The brand team need to be crystal clear as to what their objectives are. Without a clear direction, any re-design is destined for disaster. Is the brand is looking tired on shelf and does it need a refresh? Does space on shelf need to be reduced to make room for new products? Does the overall level of packaging need to be reduced in line with new regulations? The design response to each of these questions could be very different.
More sales please!
This is usually what drives a re-design. Sales have stagnated and need to be invigorated. Or maybe, the sales pattern is not in line with the market and the brand’s position. With new brands entering the marketplace, own labels undergoing redesigns, a brand leader must at least keep up with the pack. Commercially, this is all about driving sales and ensuring that competitors don’t steal consumers with their shiny new outfits.
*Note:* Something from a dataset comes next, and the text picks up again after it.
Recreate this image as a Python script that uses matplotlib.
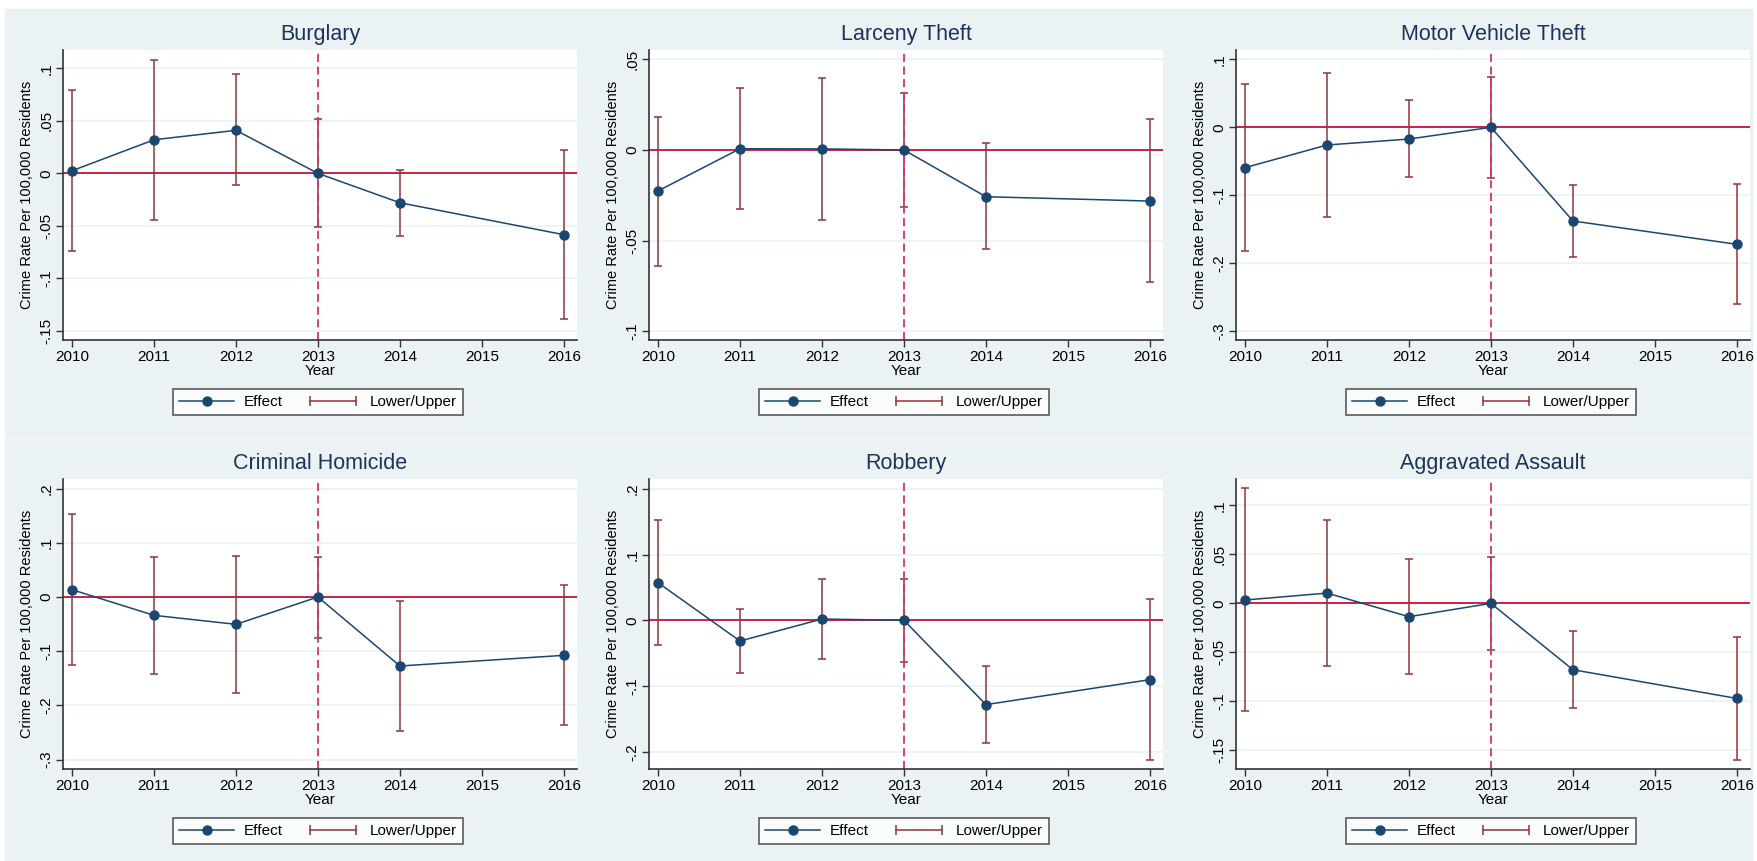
import matplotlib
matplotlib.use('Agg')
import matplotlib.pyplot as plt
from matplotlib.lines import Line2D
from matplotlib.patches import Rectangle
from matplotlib.legend_handler import HandlerLine2D
from matplotlib.ticker import FuncFormatter

plt.rcParams['font.family'] = ['Liberation Sans', 'DejaVu Sans']

# Event-study estimates (2015 has no estimate)
years = [2010, 2011, 2012, 2013, 2014, 2016]

burglary_eff = [0.0025, 0.032, 0.041, 0.0, -0.028, -0.0584]
burglary_lo = [-0.0737, -0.0444, -0.0114, -0.0511, -0.0594, -0.1387]
burglary_hi = [0.079, 0.108, 0.0946, 0.0514, 0.0035, 0.0222]

larceny_eff = [-0.0226, 0.0007, 0.0006, 0.0, -0.0258, -0.0282]
larceny_lo = [-0.0639, -0.0326, -0.0386, -0.0313, -0.0548, -0.0731]
larceny_hi = [0.0184, 0.034, 0.0397, 0.0315, 0.0037, 0.0171]

motor_eff = [-0.0593, -0.026, -0.0172, 0.0, -0.1377, -0.172]
motor_lo = [-0.1819, -0.1314, -0.0735, -0.0745, -0.190, -0.260]
motor_hi = [0.0642, 0.0804, 0.0402, 0.0745, -0.0843, -0.0833]

homicide_eff = [0.0135, -0.0338, -0.0504, 0.0, -0.1273, -0.1076]
homicide_lo = [-0.126, -0.1415, -0.1765, -0.075, -0.2466, -0.2368]
homicide_hi = [0.1525, 0.0744, 0.075, 0.0744, -0.0074, 0.0228]

robbery_eff = [0.0572, -0.0314, 0.002, 0.0, -0.128, -0.0901]
robbery_lo = [-0.037, -0.0805, -0.0587, -0.0628, -0.1868, -0.2116]
robbery_hi = [0.152, 0.0177, 0.0633, 0.0628, -0.0694, 0.0319]

assault_eff = [0.0034, 0.0105, -0.0136, 0.0, -0.0677, -0.097]
assault_lo = [-0.1102, -0.064, -0.0724, -0.0473, -0.1065, -0.1595]
assault_hi = [0.1173, 0.085, 0.0452, 0.0473, -0.0282, -0.0344]

xticks = [2010, 2011, 2012, 2013, 2014, 2015, 2016]

# title, data, y ticks (start, stop, step), y limits
panels = [
    ('Burglary', burglary_eff, burglary_lo, burglary_hi, (-0.15, 0.1, 0.05), (-0.1587, 0.1175)),
    ('Larceny Theft', larceny_eff, larceny_lo, larceny_hi, (-0.1, 0.05, 0.05), (-0.1049, 0.0552)),
    ('Motor Vehicle Theft', motor_eff, motor_lo, motor_hi, (-0.3, 0.1, 0.1), (-0.3127, 0.1137)),
    ('Criminal Homicide', homicide_eff, homicide_lo, homicide_hi, (-0.3, 0.2, 0.1), (-0.3173, 0.2177)),
    ('Robbery', robbery_eff, robbery_lo, robbery_hi, (-0.2, 0.2, 0.1), (-0.2258, 0.2147)),
    ('Aggravated Assault', assault_eff, assault_lo, assault_hi, (-0.15, 0.1, 0.05), (-0.169, 0.1269)),
]

BG = '#EAF2F3'
NAVY = '#1A476F'
MAROON = '#90353B'
ZERO_RED = '#C8123C'
DASH_RED = '#D8336A'
TITLE_C = '#1E3359'

W, H = 1757, 861
fig = plt.figure(figsize=(W / 100, H / 100), dpi=100)
fig.patch.set_facecolor('white')

# light graph-region backgrounds for the two rows
fig.patches.append(Rectangle((5 / W, 1 - 436.5 / H), 1747 / W, 427.5 / H,
                             transform=fig.transFigure, color=BG, zorder=-10))
fig.patches.append(Rectangle((5 / W, 0), 1747 / W, 1 - 438.5 / H,
                             transform=fig.transFigure, color=BG, zorder=-10))


def stata_fmt(v, pos=None):
    s = ('%.2f' % v).rstrip('0').rstrip('.')
    if s in ('-0', ''):
        s = '0'
    s = s.replace('0.', '.') if s.startswith('0.') or s.startswith('-0.') else s
    return s


col_left = [63, 649, 1236]
row_top = [50, 479]
ax_w, ax_h = 514, 290

for i, (title, eff, lo, hi, (t0, t1, step), ylim) in enumerate(panels):
    r, c = divmod(i, 3)
    left, top = col_left[c], row_top[r]
    ax = fig.add_axes([left / W, 1 - (top + ax_h) / H, ax_w / W, ax_h / H])
    ax.set_facecolor('white')

    n = int(round((t1 - t0) / step))
    yt = [round(t0 + k * step, 4) for k in range(n + 1)]
    ax.set_yticks(yt)
    ax.yaxis.set_major_formatter(FuncFormatter(stata_fmt))
    ax.grid(axis='y', color=BG, linewidth=1.2, zorder=0)
    ax.set_axisbelow(True)

    ax.axhline(0, color=ZERO_RED, linewidth=1.3, zorder=2)
    ax.axvline(2013, color=DASH_RED, linewidth=1.3, linestyle=(0, (4.5, 2.5)), zorder=2.5)

    yerr = [[e - l for e, l in zip(eff, lo)], [h - e for e, h in zip(eff, hi)]]
    ax.errorbar(years, eff, yerr=yerr, fmt='none', ecolor=MAROON, elinewidth=1.1,
                capsize=3.2, capthick=1.1, zorder=2)
    ax.plot(years, eff, color=NAVY, linewidth=1.1, marker='o', markersize=6.5,
            markerfacecolor=NAVY, markeredgecolor=NAVY, zorder=3)

    ax.set_xlim(2009.89, 2016.16)
    ax.set_ylim(*ylim)
    ax.set_xticks(xticks)

    for s in ('top', 'right'):
        ax.spines[s].set_visible(False)
    for s in ('left', 'bottom'):
        ax.spines[s].set_color('#333333')
        ax.spines[s].set_linewidth(1.2)
    ax.tick_params(axis='both', direction='out', length=5, width=1, color='#333333',
                   labelsize=11, labelcolor='black', pad=2)
    for lab in ax.get_yticklabels():
        lab.set_rotation(90)
        lab.set_va('center')

    ax.set_xlabel('Year', fontsize=11, labelpad=0)
    ax.set_ylabel('Crime Rate Per 100,000 Residents', fontsize=10.5, labelpad=4)
    ax.set_title(title, fontsize=15.5, color=TITLE_C, pad=7)

    h_eff = Line2D([], [], color=NAVY, linewidth=1.1, marker='o', markersize=6.5)
    h_ci = Line2D([], [], color=MAROON, linewidth=1.1, marker='|', markersize=7,
                  markeredgewidth=1.1)
    cx = (left + 255) / W
    cy = 1 - (top + 352) / H
    leg = ax.legend([h_eff, h_ci], ['Effect', 'Lower/Upper'], ncol=2, loc='center',
                    bbox_to_anchor=(cx, cy), bbox_transform=fig.transFigure,
                    fontsize=11, frameon=True, fancybox=False, edgecolor='#333333',
                    handlelength=3.6, handletextpad=0.6, columnspacing=1.5,
                    borderpad=0.4, borderaxespad=0,
                    handler_map={h_eff: HandlerLine2D(numpoints=1),
                                 h_ci: HandlerLine2D(numpoints=2)})
    leg.get_frame().set_linewidth(1.2)

fig.savefig('out.png', dpi=100, facecolor='white')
The umbrella brand has undergone a makeover and its various ranges need to be updated to reflect this. So, while a new logo is being rolled out, some brands think this is a good time to update the pack designs. But, could this be too much change all at once for consumers to handle? If the new look is unrecognisable, consumers will not find the brand on shelf, and not buy. A two-phase approach can be safer. This is even more relevant if a brand is considering updating its formulations.
Need more space for new stuff!
A brand might want to increase shelf space through the launch of new products or sub ranges. The current design may not be conducive to brand extensions. Or, due to retail space restrictions, the new products need to fit within the same space. Advances in packaging technology might offer new opportunities.